**EXCERPTED DATA:**
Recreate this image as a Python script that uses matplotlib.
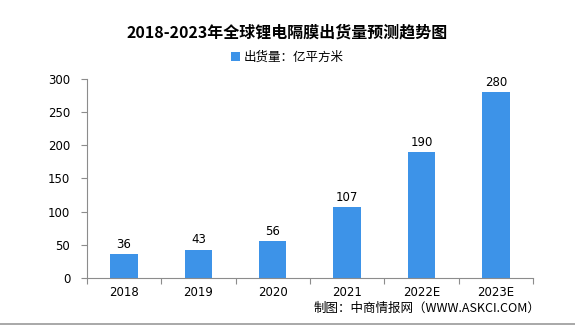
import numpy as np
import matplotlib
matplotlib.use("Agg")
from matplotlib import pyplot as plt

plt.rcParams['font.family'] = ['Noto Sans CJK SC', 'DejaVu Sans']

years = ["2018", "2019", "2020", "2021", "2022E", "2023E"]
shipments = [36, 43, 56, 107, 190, 280]

bar_color = '#3d93e8'
axis_color = '#8c8c8c'

fig = plt.figure(figsize=(5.75, 3.26), dpi=100, facecolor='white')
ax = fig.add_axes([0.151, 0.147, 0.776, 0.611])

x = np.arange(len(years))
bars = ax.bar(x, shipments, width=0.37, color=bar_color, label='出货量：亿平方米', zorder=2)
for xi, v in zip(x, shipments):
    ax.text(xi, v + 5, str(v), ha='center', va='bottom', fontsize=8.5, family='DejaVu Sans')

ax.set_xlim(-0.5, len(years) - 0.5)
ax.set_ylim(0, 300)
ax.set_yticks(range(0, 301, 50))
ax.set_xticks(x)
ax.set_xticklabels(years, fontsize=8.5, family='DejaVu Sans')
ax.tick_params(axis='y', labelsize=8.5, colors=axis_color, labelcolor='black', length=4, width=0.8, pad=8)
ax.tick_params(axis='x', length=0, pad=6)
# category boundary ticks
ax.set_xticks(np.arange(-0.5, len(years)), minor=True)
ax.tick_params(axis='x', which='minor', length=4, color=axis_color, width=0.8)
for lab in ax.get_yticklabels():
    lab.set_family('DejaVu Sans')

for s in ['top', 'right']:
    ax.spines[s].set_visible(False)
for s in ['left', 'bottom']:
    ax.spines[s].set_color(axis_color)
    ax.spines[s].set_linewidth(0.8)

fig.text(0.5, 0.9, '2018-2023年全球锂电隔膜出货量预测趋势图', ha='center', va='center',
         fontsize=11.5, fontweight='bold')
fig.legend(loc='center', bbox_to_anchor=(0.5, 0.825), frameon=False, fontsize=9,
           handlelength=0.7, handleheight=0.7, handletextpad=0.3)
fig.text(0.94, 0.055, '制图：中商情报网（WWW.ASKCI.COM）', ha='right', va='center', fontsize=9)

fig.add_artist(plt.Line2D([0, 1], [0.006, 0.006], color='#999999', linewidth=1.2, transform=fig.transFigure))

fig.savefig('out.png', dpi=100, facecolor='white')
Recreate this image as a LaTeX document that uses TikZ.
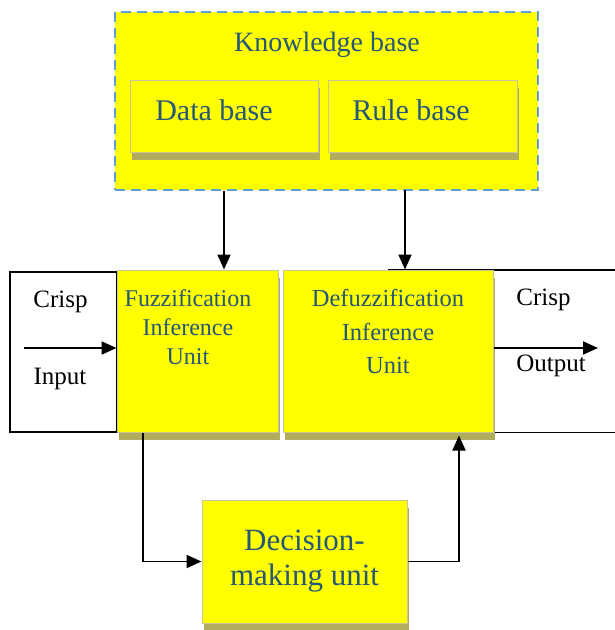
\documentclass[tikz,border=0pt]{standalone}
\usepackage{fontspec}
\setmainfont{Liberation Serif}
\usetikzlibrary{arrows.meta, positioning, shadows}
\definecolor{kbyellow}{RGB}{255,255,0}
\definecolor{kbtext}{RGB}{38,88,118}
\definecolor{kbdash}{RGB}{95,160,215}
\definecolor{kbedge}{RGB}{200,200,150}
\definecolor{kbshade}{RGB}{178,172,95}

\begin{document}
\begin{tikzpicture}[
  x=1pt, y=-1pt,
  kbframe/.style={draw=kbdash, dash pattern=on 10pt off 6pt, line width=2.6pt, fill=kbyellow},
  ybox/.style={draw=kbedge, line width=1pt, fill=kbyellow, drop shadow={shadow xshift=2pt, shadow yshift=-8pt, fill=kbshade, opacity=1}},
  wbox/.style={draw=black, line width=1.6pt, fill=white},
  ytext/.style={text=kbtext, align=center, inner sep=0pt},
  btext/.style={text=black, font=\fontsize{25}{30}\selectfont, inner sep=0pt},
  conn/.style={line width=1.3pt},
  arr/.style={-{Triangle[length=15pt, width=13pt]}, line width=1.9pt},
]
  \useasboundingbox (0,0) rectangle (615,630);

  % Knowledge base
  \node[kbframe, minimum width=423pt, minimum height=178pt] (kb) at (326.5,101) {};
  \node[ytext, font=\fontsize{28}{32}\selectfont, anchor=north] (kbtitle) at (327,32) {Knowledge base};
  \node[ybox, minimum width=188pt, minimum height=72pt] (data) at (224,116) {};
  \node[ytext, font=\fontsize{30}{34}\selectfont] (datatext) at (214,110) {Data base};
  \node[ybox, minimum width=189pt, minimum height=72pt] (rule) at (422.5,116) {};
  \node[ytext, font=\fontsize{30}{34}\selectfont] (ruletext) at (411,110) {Rule base};

  % Input side
  \node[wbox, minimum width=107pt, minimum height=160pt] (inbox) at (63.5,352) {};
  \node[btext] (incrisp) at (60.5,301.5) {Crisp};
  \node[btext] (ininput) at (60,379) {Input};

  % Free ends
  \coordinate (outr) at (598,348);
  \coordinate (inl) at (24,348);
  \coordinate (rx) at (405,190);

  % Inference units
  \node[ybox, minimum width=161pt, minimum height=162pt] (fuzz) at (197.5,351) {};
  \node[ytext, font=\fontsize{24}{29}\selectfont, anchor=north] (fuzztext) at (188,289) {Fuzzification\\Inference\\Unit};
  \draw[conn] (388,270) -- (615,270);
  \draw[conn] (388,432.5) -- (615,432.5);
  \node[ybox, minimum width=210pt, minimum height=162pt] (defuzz) at (388,351) {};
  \node[ytext, font=\fontsize{24.5}{33.5}\selectfont, anchor=north] (defuzztext) at (388,289.5) {Defuzzification\\Inference\\Unit};
  \node[btext] (outcrisp) at (543.5,300) {Crisp};
  \node[btext] (outoutput) at (551,366) {Output};

  % Decision-making unit
  \node[ybox, ytext, minimum width=205pt, minimum height=123pt, font=\fontsize{31}{35}\selectfont] (dec) at (304.5,561.5) {Decision-\\making unit};

  \draw[arr] (data |- kb.south) -- (data |- fuzz.north);
  \draw[arr] (rx) -- (rx |- defuzz.north);
  \draw[arr] (inl) -- (inl -| fuzz.west);
  \draw[arr] (outr -| defuzz.east) -- (outr);
  \draw[arr] ([xshift=-54.5pt]fuzz.south) |- (dec.west);
  \draw[arr] (dec.east) -| ([xshift=71pt, yshift=-3pt]defuzz.south);
\end{tikzpicture}
\end{document}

**WHAT YOU ARE ASKED TO DO:** Transcribe the full listing character for character. Pictures are excluded.

**RESULT BELOW:**
Recreate this image as a Python script that uses matplotlib.
import numpy as np
import matplotlib
matplotlib.use("Agg")
from matplotlib import pyplot as plt

plt.rcParams['font.family'] = ['Noto Sans CJK SC', 'DejaVu Sans']

years = ["2018", "2019", "2020", "2021", "2022E", "2023E"]
shipments = [36, 43, 56, 107, 190, 280]

bar_color = '#3d93e8'
axis_color = '#8c8c8c'

fig = plt.figure(figsize=(5.75, 3.26), dpi=100, facecolor='white')
ax = fig.add_axes([0.151, 0.147, 0.776, 0.611])

x = np.arange(len(years))
bars = ax.bar(x, shipments, width=0.37, color=bar_color, label='出货量：亿平方米', zorder=2)
for xi, v in zip(x, shipments):
    ax.text(xi, v + 5, str(v), ha='center', va='bottom', fontsize=8.5, family='DejaVu Sans')

ax.set_xlim(-0.5, len(years) - 0.5)
ax.set_ylim(0, 300)
ax.set_yticks(range(0, 301, 50))
ax.set_xticks(x)
ax.set_xticklabels(years, fontsize=8.5, family='DejaVu Sans')
ax.tick_params(axis='y', labelsize=8.5, colors=axis_color, labelcolor='black', length=4, width=0.8, pad=8)
ax.tick_params(axis='x', length=0, pad=6)
# category boundary ticks
ax.set_xticks(np.arange(-0.5, len(years)), minor=True)
ax.tick_params(axis='x', which='minor', length=4, color=axis_color, width=0.8)
for lab in ax.get_yticklabels():
    lab.set_family('DejaVu Sans')

for s in ['top', 'right']:
    ax.spines[s].set_visible(False)
for s in ['left', 'bottom']:
    ax.spines[s].set_color(axis_color)
    ax.spines[s].set_linewidth(0.8)

fig.text(0.5, 0.9, '2018-2023年全球锂电隔膜出货量预测趋势图', ha='center', va='center',
         fontsize=11.5, fontweight='bold')
fig.legend(loc='center', bbox_to_anchor=(0.5, 0.825), frameon=False, fontsize=9,
           handlelength=0.7, handleheight=0.7, handletextpad=0.3)
fig.text(0.94, 0.055, '制图：中商情报网（WWW.ASKCI.COM）', ha='right', va='center', fontsize=9)

fig.add_artist(plt.Line2D([0, 1], [0.006, 0.006], color='#999999', linewidth=1.2, transform=fig.transFigure))

fig.savefig('out.png', dpi=100, facecolor='white')
Recreate this image as a LaTeX document that uses TikZ.
\documentclass[tikz,border=0pt]{standalone}
\usepackage{fontspec}
\setmainfont{Liberation Serif}
\usetikzlibrary{arrows.meta, positioning, shadows}
\definecolor{kbyellow}{RGB}{255,255,0}
\definecolor{kbtext}{RGB}{38,88,118}
\definecolor{kbdash}{RGB}{95,160,215}
\definecolor{kbedge}{RGB}{200,200,150}
\definecolor{kbshade}{RGB}{178,172,95}

\begin{document}
\begin{tikzpicture}[
  x=1pt, y=-1pt,
  kbframe/.style={draw=kbdash, dash pattern=on 10pt off 6pt, line width=2.6pt, fill=kbyellow},
  ybox/.style={draw=kbedge, line width=1pt, fill=kbyellow, drop shadow={shadow xshift=2pt, shadow yshift=-8pt, fill=kbshade, opacity=1}},
  wbox/.style={draw=black, line width=1.6pt, fill=white},
  ytext/.style={text=kbtext, align=center, inner sep=0pt},
  btext/.style={text=black, font=\fontsize{25}{30}\selectfont, inner sep=0pt},
  conn/.style={line width=1.3pt},
  arr/.style={-{Triangle[length=15pt, width=13pt]}, line width=1.9pt},
]
  \useasboundingbox (0,0) rectangle (615,630);

  % Knowledge base
  \node[kbframe, minimum width=423pt, minimum height=178pt] (kb) at (326.5,101) {};
  \node[ytext, font=\fontsize{28}{32}\selectfont, anchor=north] (kbtitle) at (327,32) {Knowledge base};
  \node[ybox, minimum width=188pt, minimum height=72pt] (data) at (224,116) {};
  \node[ytext, font=\fontsize{30}{34}\selectfont] (datatext) at (214,110) {Data base};
  \node[ybox, minimum width=189pt, minimum height=72pt] (rule) at (422.5,116) {};
  \node[ytext, font=\fontsize{30}{34}\selectfont] (ruletext) at (411,110) {Rule base};

  % Input side
  \node[wbox, minimum width=107pt, minimum height=160pt] (inbox) at (63.5,352) {};
  \node[btext] (incrisp) at (60.5,301.5) {Crisp};
  \node[btext] (ininput) at (60,379) {Input};

  % Free ends
  \coordinate (outr) at (598,348);
  \coordinate (inl) at (24,348);
  \coordinate (rx) at (405,190);

  % Inference units
  \node[ybox, minimum width=161pt, minimum height=162pt] (fuzz) at (197.5,351) {};
  \node[ytext, font=\fontsize{24}{29}\selectfont, anchor=north] (fuzztext) at (188,289) {Fuzzification\\Inference\\Unit};
  \draw[conn] (388,270) -- (615,270);
  \draw[conn] (388,432.5) -- (615,432.5);
  \node[ybox, minimum width=210pt, minimum height=162pt] (defuzz) at (388,351) {};
  \node[ytext, font=\fontsize{24.5}{33.5}\selectfont, anchor=north] (defuzztext) at (388,289.5) {Defuzzification\\Inference\\Unit};
  \node[btext] (outcrisp) at (543.5,300) {Crisp};
  \node[btext] (outoutput) at (551,366) {Output};

  % Decision-making unit
  \node[ybox, ytext, minimum width=205pt, minimum height=123pt, font=\fontsize{31}{35}\selectfont] (dec) at (304.5,561.5) {Decision-\\making unit};

  \draw[arr] (data |- kb.south) -- (data |- fuzz.north);
  \draw[arr] (rx) -- (rx |- defuzz.north);
  \draw[arr] (inl) -- (inl -| fuzz.west);
  \draw[arr] (outr -| defuzz.east) -- (outr);
  \draw[arr] ([xshift=-54.5pt]fuzz.south) |- (dec.west);
  \draw[arr] (dec.east) -| ([xshift=71pt, yshift=-3pt]defuzz.south);
\end{tikzpicture}
\end{document}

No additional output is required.